Ropes: The best method to maintain performance and prolong its service life.

rope-structure

An important ingredient for the success of a cruise or a boat race is certainly determined by the efficiency of our means and the maintenance of the equipment and ropes on-board.

Mooring lines, halyards and sheets are, besides essential instruments on a boat, elements that are tied to our sailing safety.

Ropes, like all nautical equipment, are subject to gradual wear and tear that, with time, results in a more or less rapid loss of initial performance.

However, small precautions and constant maintenance allows us prolong the lifespan of our ropes, keeping them efficient and preserving performance as much as possible.

So how do we proceed?

Abrasion, exposure to UV rays and sea salt are the primary antagonists against which we must defend.

Let’s see some possible solutions we can adopt:

1) Inspection of ropes on-board:

A good rule, before or after every cruise or demanding voyage, is visually checking the running rigging to identify and avoid possible friction and abrasion points with the rest of the equipment. 

Inspection of the external appearance of a rope, while not being a method that allows you to fully determine its condition, allows you to identify any points of wear and tear, therefore enabling you to take the necessary measures in time.

Figure 1 – a mooring line that clearly needs to be replaced

2) Avoiding abrasion points

To combat abrasion, start by looking for possible friction points.

The halyard exit point on the mast and the fairleads and cleats for sheets are all areas to which special attention must be paid.

A pulley that is stuck or the chafing against metal that is not sufficiently rounded (for example an uncovered split pin) can rapidly damage our ropes. 

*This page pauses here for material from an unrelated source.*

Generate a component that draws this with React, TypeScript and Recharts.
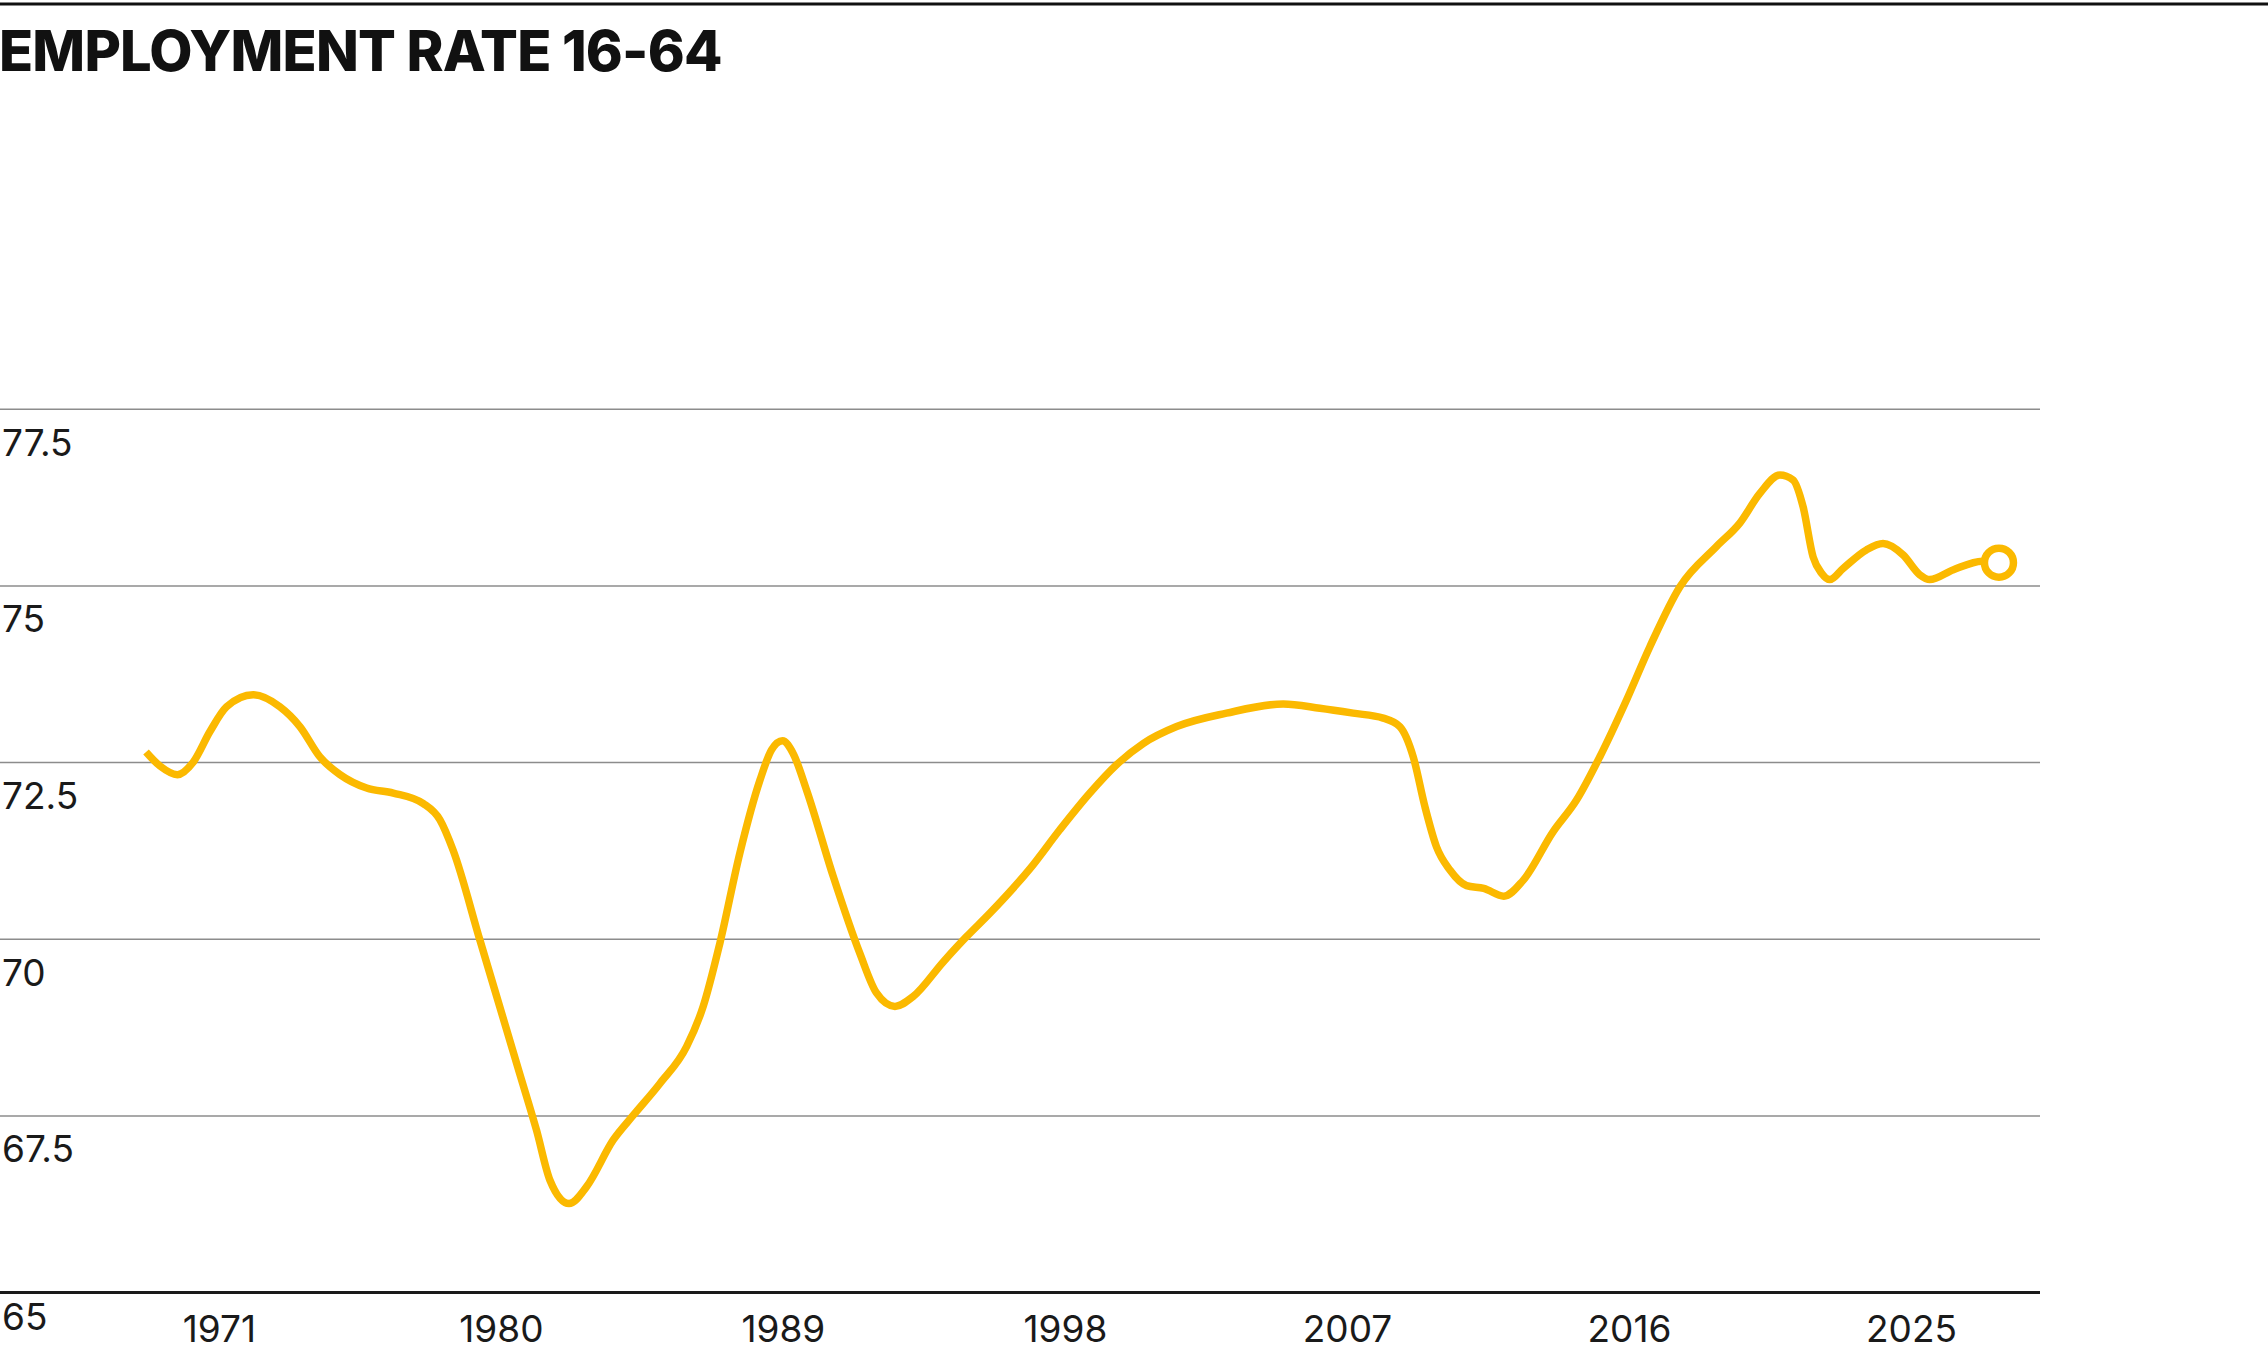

The same care and attention must also be shown to mooring lines. 

A good precaution to take is to control all the friction points on mooring lines, avoiding overlaps and, above all, protecting the parts that are used with rusty rings or bollards. 

A useful way to protect the ropes is using Dyneema® protective covers or, in the case of mooring lines, leather covers. 

Figure 2- An example of a pulley that is stuck and the consequent point of rope wear / Figure 3- A protective leather cover on a mooring line

3) Rope cleaning and maintenance

Salt, in crystal form, is certainly one of the elements that, besides hardening textile rigging, also causes gradual deterioration to the fibres.

In order to maintain soft ropes and preserve their efficiency, it is very important to rinse all the ropes on-board with freshwater after every trip out to sea. 

It is also advised to periodically, and especially at the end of the season, wash your ropes more thoroughly, submerging the ropes in a container of water and possibly also using a mild detergent.

Most fibres used in the manufacture of modern ropes have a good resistance to chemical agents, but when washing ropes, it is always recommended to avoid the use of overly aggressive detergents anyways.

The temperature of the water may be warm, but never too high.

In fact, the use of boiling water could damage the fibres that are more heat-sensitive (a rule of thumb is to never use water hot enough to scald your own hands).

When drying ropes, it is better to avoid direct exposure to sunlight; a more suitable place being a shady and well-ventilated area. 

Washing your ropes is also a good time to check the condition of our ropes and, if the need arises, carry out small maintenance jobs.

If not well sealed with tape or, even better, a whipping knot, the ends of ropes may fray and the rope may unravel. 

During periodical maintenance, it is necessary to check and, if necessary, seal the ends of all the strands, preventing wear and tear.

Figure 4 – The end of a frayed halyard / Figure 5 – Whipping knot around the end of a rope

4) Winter storage and regular storage

In periods when the boat is not being used for a prolonged time, it is important, where possible, to shelter the ropes from the weather conditions, especially UV rays. 

Exposure to sunlight, with time, causes a loss of elasticity and resistance in the textile fibres. For this reason, it is recommended to avoid it whenever possible. 

A good storage of the rigging on-board involves the removal of all the sheets and the substitution of the halyards with light cordage, also known as “messenger lines.” 

The “messenger lines” will be led through the inside of the mast by the halyards and once it has replaced the running rigging, it will serve as a useful guide for the installation of the halyards at the beginning of the season again. 

This procedure is very useful for carrying out a deep inspection of all the parts of the ropes that are normally hidden inside the mast. 

After having carried out these procedures and washed the ropes and carried out small maintenance jobs, you may put all the rigging on-board into storage. 

The ropes must be sheltered from UV rays, preferably in a ventilated place in a dry and temperate environment.

All these precautions, besides prolonging the lifespan of our ropes, provide you greater comfort of use and, above all, increase your safety at sea.